Ogive?!?!?! or just jive?

Discussion in 'Ammunition & Reloading' started by cliffspot, Nov 11, 2010.

  1. cliffspot

    cliffspot New Member

    I used to work for an ammo company in 2009. We had Ammoload automated machines. One in 9mm and the other in 45 ACP. The owner started off with top shelf components and the machines ran perfectly. Then he started using cheaper components and the machines jammed constantly. one problem that we butted heads about was cartridge over all length. He liked loading to max length citing "reduced pressure issues". I said the loads we were using weren't max loads so we had no problem with pressure. The thing that bothered me was that we changed bullet brands a lot...whatever was cheaper. All 230 gr FMJ's in 45. he said as long as it fit in the gauge it was fine. I said no way. The ogive of the bullets are different, therefore the seating depth must change. I suggested he use a barrel from on of the many new 1911's we had for sale...or even get a cheap GI barrel to use for a test gauge. "No need, as long as it fits in the chamber gauge and doesn't stick out of the top we will be fine!" WRONG!! I was taught that the chamber gauge is fine for checking the fit of the round but not actually the OAL. Ogive is what messes that up. If you have 2 same weight bullets in the same caliber; one with a pointier profile versus a blunt profile, you have to seat the blunt bullet a little deeper or it will touch the lands in the barrel.....Not what you want in an autoloading pistol! THAT's when you get pressure problems! Use a barrel for that caliber...I use my CZ barrel for 9mm and an old Series 70 barrel (with the collet bushing still attached!) for 45 ACP. When you drop in the round you should hear a poik sound (hard to describe.....let alone spell!) and the round should turn freely in the chamber. If it is too long you will hear a very dull sound as the bullet hits the lands and it will not turn easily in the chamber. You can also see scratches from the lands on the bullet when you remove the round from the barrel. Sounds so basic but I only learned it 3 years ago after loading since 1986! Thank you D.K. the master loader of Miami! He is the Yoda reloda! hahaha!
  2. JonM

    JonM Moderator

    i reset my seating die after checking a loaded round to make sure i am jusssst under the MOAL. since i have several different 45's and i use under max loads a little deeper seat isnt going to make any differences. however you should use a gauge or caliper or micrometer to actually judge the oal of the round. not a drop test into a barrel as a final determiner. chambers are all made to a minimum standard size that the MOAL will fit.

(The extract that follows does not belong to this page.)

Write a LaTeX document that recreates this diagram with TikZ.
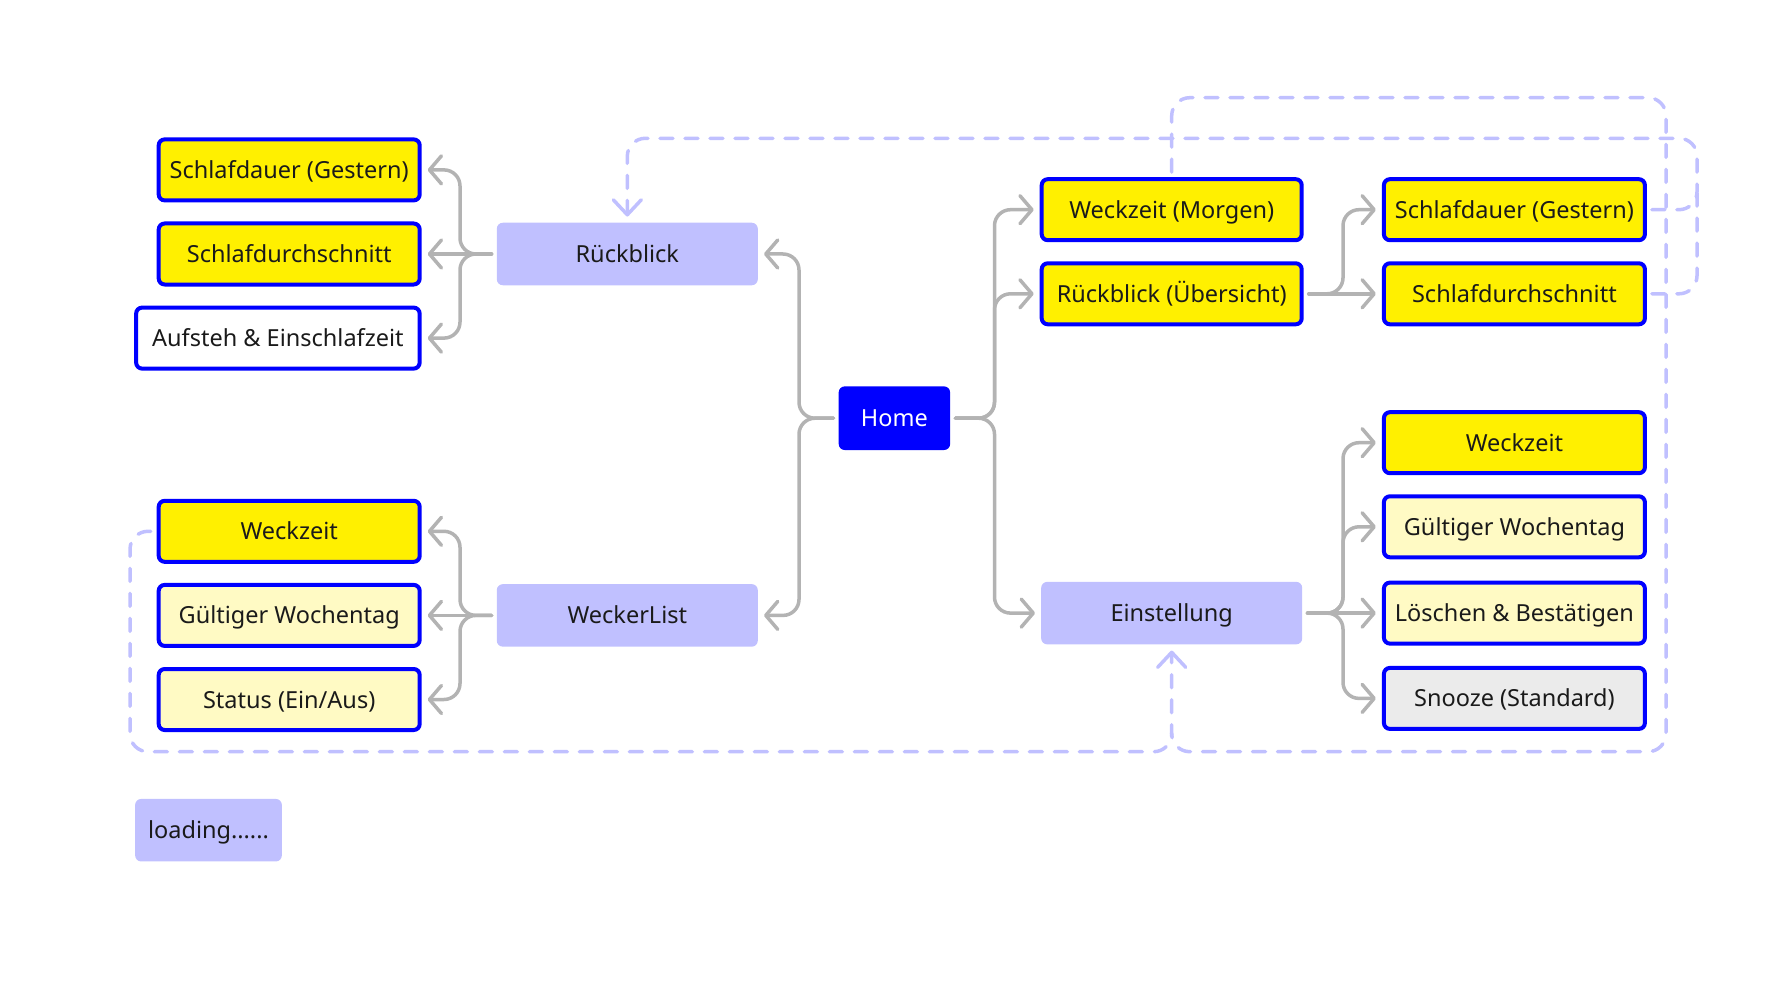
\documentclass[tikz,border=0pt]{standalone}
\usepackage{fontspec}
\setmainfont{Noto Sans}
\usetikzlibrary{arrows.meta}
\definecolor{bluebd}{HTML}{0000FF}
\definecolor{yel}{HTML}{FFF000}
\definecolor{lyel}{HTML}{FFFAC4}
\definecolor{lav}{HTML}{C0C0FF}
\definecolor{lgray}{HTML}{EBEBEB}
\definecolor{conncol}{HTML}{B3B3B3}
\definecolor{txt}{HTML}{1A1A1A}
\begin{document}
\begin{tikzpicture}[x=1pt,y=-1pt,
  every node/.style={font=\fontsize{23.5}{28}\selectfont, text=txt, text height=17pt, text depth=0pt},
  boxb/.style={draw=bluebd, line width=4pt, rounded corners=6pt, minimum width=261pt, minimum height=61pt, inner sep=0pt},
  ybox/.style={boxb, fill=yel},
  lybox/.style={boxb, fill=lyel},
  wbox/.style={boxb, fill=white},
  gbox/.style={boxb, fill=lgray},
  lbox/.style={fill=lav, rounded corners=6pt, minimum width=261pt, minimum height=62.5pt, inner sep=0pt},
  hbox/.style={fill=bluebd, rounded corners=6pt, minimum width=111.4pt, minimum height=63.6pt, inner sep=0pt, text=white},
  conn/.style={draw=conncol, line width=3.5pt, line cap=round, line join=round, rounded corners=16pt, -{Straight Barb[length=12pt,width=28pt,round]}, shorten <=5pt, shorten >=6pt},
  dsh/.style={draw=lav, line width=3.5pt, line cap=round, dash pattern=on 13pt off 12pt, rounded corners=18pt},
  darr/.style={dsh, -{Straight Barb[length=15pt,width=28pt,round]}, shorten <=5pt, shorten >=6pt},
]
\useasboundingbox (0,0) rectangle (1782,1000);

% left column
\node[ybox] (l1) at (289.2,169.9) {Schlafdauer (Gestern)};
\node[ybox] (l2) at (289.2,254) {Schlafdurchschnitt};
\node[wbox, minimum width=283.5pt] (l3) at (277.9,338.1) {Aufsteh \& Einschlafzeit};
\node[lbox] (rb) at (627.3,254) {Rückblick};

\node[ybox] (w1) at (289.2,531.3) {Weckzeit};
\node[lybox] (w2) at (289.2,615.4) {Gültiger Wochentag};
\node[lybox] (w3) at (289.2,699.5) {Status (Ein/Aus)};
\node[lbox] (wl) at (627.3,615.4) {WeckerList};

\node[hbox] (home) at (894.4,418.2) {Home};

% middle / right
\node[ybox, minimum width=260pt] (m1) at (1171.7,209.7) {Weckzeit (Morgen)};
\node[ybox, minimum width=260pt] (m2) at (1171.7,293.8) {Rückblick (Übersicht)};
\node[ybox] (r1) at (1514.4,209.7) {Schlafdauer (Gestern)};
\node[ybox] (r2) at (1514.4,293.8) {Schlafdurchschnitt};

\node[lbox] (e) at (1171.7,613.1) {Einstellung};
\node[ybox] (s1) at (1514.4,442.7) {Weckzeit};
\node[lybox] (s2) at (1514.4,526.8) {Gültiger Wochentag};
\node[lybox] (s3) at (1514.4,613.1) {Löschen \& Bestätigen};
\node[gbox] (s4) at (1514.4,698.4) {Snooze (Standard)};

\node[lbox, minimum width=146.7pt] (ld) at (208.5,830.2) {loading......};

% trunks
\coordinate (t1) at (460,0);
\coordinate (t2) at (799,0);
\coordinate (t3) at (994.5,0);
\coordinate (t4) at (1343,0);

% Rueckblick tree
\draw[conn] (rb.west) -| (t1 |- l1.east) -- (l1.east);
\draw[conn] (rb.west) -- (l2.east);
\draw[conn] (rb.west) -| (t1 |- l3.east) -- (l3.east);
% WeckerList tree
\draw[conn] (wl.west) -| (t1 |- w1.east) -- (w1.east);
\draw[conn] (wl.west) -- (w2.east);
\draw[conn] (wl.west) -| (t1 |- w3.east) -- (w3.east);
% Home
\draw[conn] (home.west) -| (t2 |- rb.east) -- (rb.east);
\draw[conn] (home.west) -| (t2 |- wl.east) -- (wl.east);
\draw[conn] (home.east) -| (t3 |- m1.west) -- (m1.west);
\draw[conn] (home.east) -| (t3 |- m2.west) -- (m2.west);
\draw[conn] (home.east) -| (t3 |- e.west) -- (e.west);
% Rueckblick (Uebersicht)
\draw[conn] (m2.east) -| (t4 |- r1.west) -- (r1.west);
\draw[conn] (m2.east) -- (r2.west);
% Einstellung
\draw[conn] (e.east) -| (t4 |- s1.west) -- (s1.west);
\draw[conn] (e.east) -| (t4 |- s2.west) -- (s2.west);
\draw[conn] (e.east) -- (s3.west);
\draw[conn] (e.east) -| (t4 |- s4.west) -- (s4.west);

% dashed links
\coordinate (d1) at (1697,138.3);
\coordinate (d2) at (1666,97.7);
\coordinate (d3) at (1171.7,751.7);
\coordinate (d4) at (130,751.7);
\draw[darr] (r1.east) -| (d1) -| (rb.north);
\draw[dsh, shorten <=5pt] (r2.east) -| (1697,192);
\draw[darr] (m1.north) |- (d2) |- (d3) -- (e.south);
\draw[dsh, shorten <=6pt] (w1.west) -| (d4) -- (d3) -- (1171.7,733);
\end{tikzpicture}
\end{document}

    your boss should have checked the run to ensure each batch at each component change hadnt chaged.

    if you are hand fitting the round to a spefific gun you can exceed the MOAL if your particualr chamber allows it. and chambering a round and adjusting from there is a viable means of doing so.

  3. noylj

    noylj Member

    The Science of COL

    Your boss was a little blase and you worry too much and expect the world to be controlled by rules.
    The best gage is the barrel of the gun. No body NEEDS calipers or case gages or such. They help, but aren't needed.
    I always start off testing of a new bullet by determining the max COL that works in my guns. Your boss had to worry about all guns, and the case gage was what he should go by.
    Some barrels have rifling a LONG way down the barrel. Others have the rifling very CLOSE to the end of the chamber.
    Some people believe that there is a science to COL and they measure the bore diameter of the bullet and have their own idea about how much of the bore diameter section has to be beyond the case mouth.
    The best test is to load an inert dummy round or two and determine the longest COL that does not push the bullet into the rifling (unless you are firing a lead bullet at light target velocity), fits in the magazine (or the cylinder), and feeds and fully chambers in the gun.
  4. JonM

    JonM Moderator

    i disagree about gages. if your loading commercially a gage must be used since you cant test with the barrel that everyone one of your customers is using.